___ TASK INPUT

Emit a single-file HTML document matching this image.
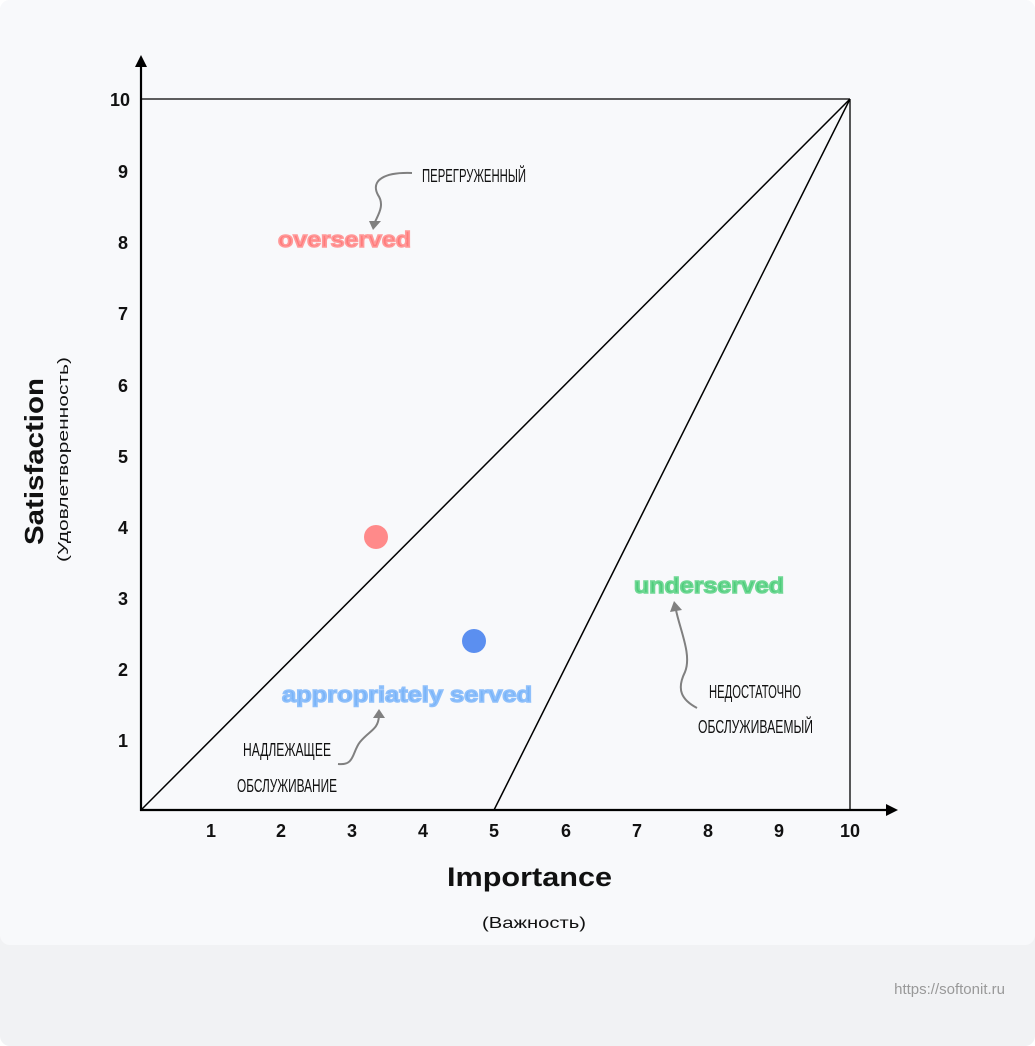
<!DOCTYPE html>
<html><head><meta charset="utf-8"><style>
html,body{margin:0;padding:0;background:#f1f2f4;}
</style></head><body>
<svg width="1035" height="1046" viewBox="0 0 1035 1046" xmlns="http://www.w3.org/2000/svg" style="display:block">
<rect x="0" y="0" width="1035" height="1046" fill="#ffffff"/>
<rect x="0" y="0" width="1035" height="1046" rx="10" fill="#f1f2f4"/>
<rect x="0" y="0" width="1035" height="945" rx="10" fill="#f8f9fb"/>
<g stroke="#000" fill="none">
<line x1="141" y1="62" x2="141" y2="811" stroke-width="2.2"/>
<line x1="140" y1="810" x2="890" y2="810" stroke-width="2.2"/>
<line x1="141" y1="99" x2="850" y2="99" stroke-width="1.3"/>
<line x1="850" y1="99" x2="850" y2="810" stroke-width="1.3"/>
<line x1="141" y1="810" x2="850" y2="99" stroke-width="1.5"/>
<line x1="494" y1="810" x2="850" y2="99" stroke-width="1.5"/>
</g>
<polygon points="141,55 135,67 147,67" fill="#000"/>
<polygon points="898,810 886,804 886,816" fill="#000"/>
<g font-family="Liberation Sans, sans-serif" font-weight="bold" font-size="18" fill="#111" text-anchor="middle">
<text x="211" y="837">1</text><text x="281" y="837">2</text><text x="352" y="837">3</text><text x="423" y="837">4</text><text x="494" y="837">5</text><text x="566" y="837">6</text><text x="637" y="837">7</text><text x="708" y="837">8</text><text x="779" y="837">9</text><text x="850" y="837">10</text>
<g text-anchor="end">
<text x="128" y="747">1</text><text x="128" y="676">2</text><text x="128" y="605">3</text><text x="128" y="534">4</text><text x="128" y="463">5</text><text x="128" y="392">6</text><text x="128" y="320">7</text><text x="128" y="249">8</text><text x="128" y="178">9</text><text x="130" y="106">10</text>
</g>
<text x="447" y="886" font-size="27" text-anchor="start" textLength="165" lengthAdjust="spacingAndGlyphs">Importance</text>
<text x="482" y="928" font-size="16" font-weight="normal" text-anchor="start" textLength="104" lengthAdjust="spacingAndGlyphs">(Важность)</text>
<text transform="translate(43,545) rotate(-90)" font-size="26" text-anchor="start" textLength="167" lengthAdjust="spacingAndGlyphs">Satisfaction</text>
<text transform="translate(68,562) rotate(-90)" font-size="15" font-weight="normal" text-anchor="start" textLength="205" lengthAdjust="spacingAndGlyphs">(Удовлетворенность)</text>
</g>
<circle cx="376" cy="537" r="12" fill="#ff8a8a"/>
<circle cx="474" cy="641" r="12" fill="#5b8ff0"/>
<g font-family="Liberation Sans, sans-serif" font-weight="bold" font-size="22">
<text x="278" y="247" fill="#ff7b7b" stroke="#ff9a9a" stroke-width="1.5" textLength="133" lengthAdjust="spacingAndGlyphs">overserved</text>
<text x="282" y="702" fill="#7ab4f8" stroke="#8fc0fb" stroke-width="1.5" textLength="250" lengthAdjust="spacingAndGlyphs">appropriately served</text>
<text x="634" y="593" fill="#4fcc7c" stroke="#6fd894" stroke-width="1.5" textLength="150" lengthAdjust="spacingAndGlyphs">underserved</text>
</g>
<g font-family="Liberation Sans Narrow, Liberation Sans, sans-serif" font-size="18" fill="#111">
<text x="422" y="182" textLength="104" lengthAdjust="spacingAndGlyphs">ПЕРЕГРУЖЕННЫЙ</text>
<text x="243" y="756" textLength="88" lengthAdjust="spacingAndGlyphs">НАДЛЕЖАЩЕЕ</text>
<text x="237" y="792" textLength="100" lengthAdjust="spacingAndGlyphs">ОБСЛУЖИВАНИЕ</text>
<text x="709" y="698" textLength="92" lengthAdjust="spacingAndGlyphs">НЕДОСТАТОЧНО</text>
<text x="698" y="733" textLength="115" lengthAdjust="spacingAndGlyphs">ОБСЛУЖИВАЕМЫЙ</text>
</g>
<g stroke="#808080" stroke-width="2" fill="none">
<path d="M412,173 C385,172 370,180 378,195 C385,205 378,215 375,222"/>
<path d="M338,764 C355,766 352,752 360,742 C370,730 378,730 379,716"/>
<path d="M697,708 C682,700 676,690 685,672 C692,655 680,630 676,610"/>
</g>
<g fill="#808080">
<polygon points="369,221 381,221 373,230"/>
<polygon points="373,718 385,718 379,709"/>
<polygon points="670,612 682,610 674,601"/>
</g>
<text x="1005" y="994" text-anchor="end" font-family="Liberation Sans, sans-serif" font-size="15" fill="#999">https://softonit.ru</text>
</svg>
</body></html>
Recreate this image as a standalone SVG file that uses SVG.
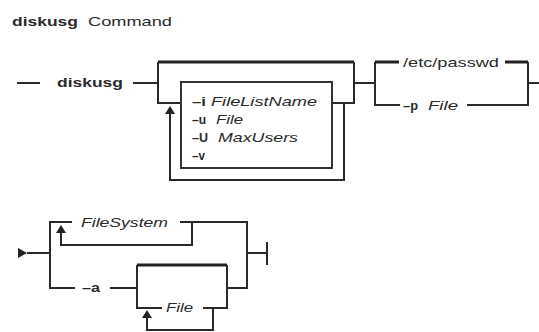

______

* _OBJECTIVE_: Copy all of the entries verbatim, leaving out any pictures they contain.

* _FINISHED TASK_:
Emit a single-file HTML document matching this image.
<!DOCTYPE html>
<html><head><meta charset="utf-8"><style>
html,body{margin:0;padding:0;background:#f1f2f4;}
</style></head><body>
<svg width="1035" height="1046" viewBox="0 0 1035 1046" xmlns="http://www.w3.org/2000/svg" style="display:block">
<rect x="0" y="0" width="1035" height="1046" fill="#ffffff"/>
<rect x="0" y="0" width="1035" height="1046" rx="10" fill="#f1f2f4"/>
<rect x="0" y="0" width="1035" height="945" rx="10" fill="#f8f9fb"/>
<g stroke="#000" fill="none">
<line x1="141" y1="62" x2="141" y2="811" stroke-width="2.2"/>
<line x1="140" y1="810" x2="890" y2="810" stroke-width="2.2"/>
<line x1="141" y1="99" x2="850" y2="99" stroke-width="1.3"/>
<line x1="850" y1="99" x2="850" y2="810" stroke-width="1.3"/>
<line x1="141" y1="810" x2="850" y2="99" stroke-width="1.5"/>
<line x1="494" y1="810" x2="850" y2="99" stroke-width="1.5"/>
</g>
<polygon points="141,55 135,67 147,67" fill="#000"/>
<polygon points="898,810 886,804 886,816" fill="#000"/>
<g font-family="Liberation Sans, sans-serif" font-weight="bold" font-size="18" fill="#111" text-anchor="middle">
<text x="211" y="837">1</text><text x="281" y="837">2</text><text x="352" y="837">3</text><text x="423" y="837">4</text><text x="494" y="837">5</text><text x="566" y="837">6</text><text x="637" y="837">7</text><text x="708" y="837">8</text><text x="779" y="837">9</text><text x="850" y="837">10</text>
<g text-anchor="end">
<text x="128" y="747">1</text><text x="128" y="676">2</text><text x="128" y="605">3</text><text x="128" y="534">4</text><text x="128" y="463">5</text><text x="128" y="392">6</text><text x="128" y="320">7</text><text x="128" y="249">8</text><text x="128" y="178">9</text><text x="130" y="106">10</text>
</g>
<text x="447" y="886" font-size="27" text-anchor="start" textLength="165" lengthAdjust="spacingAndGlyphs">Importance</text>
<text x="482" y="928" font-size="16" font-weight="normal" text-anchor="start" textLength="104" lengthAdjust="spacingAndGlyphs">(Важность)</text>
<text transform="translate(43,545) rotate(-90)" font-size="26" text-anchor="start" textLength="167" lengthAdjust="spacingAndGlyphs">Satisfaction</text>
<text transform="translate(68,562) rotate(-90)" font-size="15" font-weight="normal" text-anchor="start" textLength="205" lengthAdjust="spacingAndGlyphs">(Удовлетворенность)</text>
</g>
<circle cx="376" cy="537" r="12" fill="#ff8a8a"/>
<circle cx="474" cy="641" r="12" fill="#5b8ff0"/>
<g font-family="Liberation Sans, sans-serif" font-weight="bold" font-size="22">
<text x="278" y="247" fill="#ff7b7b" stroke="#ff9a9a" stroke-width="1.5" textLength="133" lengthAdjust="spacingAndGlyphs">overserved</text>
<text x="282" y="702" fill="#7ab4f8" stroke="#8fc0fb" stroke-width="1.5" textLength="250" lengthAdjust="spacingAndGlyphs">appropriately served</text>
<text x="634" y="593" fill="#4fcc7c" stroke="#6fd894" stroke-width="1.5" textLength="150" lengthAdjust="spacingAndGlyphs">underserved</text>
</g>
<g font-family="Liberation Sans Narrow, Liberation Sans, sans-serif" font-size="18" fill="#111">
<text x="422" y="182" textLength="104" lengthAdjust="spacingAndGlyphs">ПЕРЕГРУЖЕННЫЙ</text>
<text x="243" y="756" textLength="88" lengthAdjust="spacingAndGlyphs">НАДЛЕЖАЩЕЕ</text>
<text x="237" y="792" textLength="100" lengthAdjust="spacingAndGlyphs">ОБСЛУЖИВАНИЕ</text>
<text x="709" y="698" textLength="92" lengthAdjust="spacingAndGlyphs">НЕДОСТАТОЧНО</text>
<text x="698" y="733" textLength="115" lengthAdjust="spacingAndGlyphs">ОБСЛУЖИВАЕМЫЙ</text>
</g>
<g stroke="#808080" stroke-width="2" fill="none">
<path d="M412,173 C385,172 370,180 378,195 C385,205 378,215 375,222"/>
<path d="M338,764 C355,766 352,752 360,742 C370,730 378,730 379,716"/>
<path d="M697,708 C682,700 676,690 685,672 C692,655 680,630 676,610"/>
</g>
<g fill="#808080">
<polygon points="369,221 381,221 373,230"/>
<polygon points="373,718 385,718 379,709"/>
<polygon points="670,612 682,610 674,601"/>
</g>
<text x="1005" y="994" text-anchor="end" font-family="Liberation Sans, sans-serif" font-size="15" fill="#999">https://softonit.ru</text>
</svg>
</body></html>
Recreate this image as a standalone SVG file that uses SVG.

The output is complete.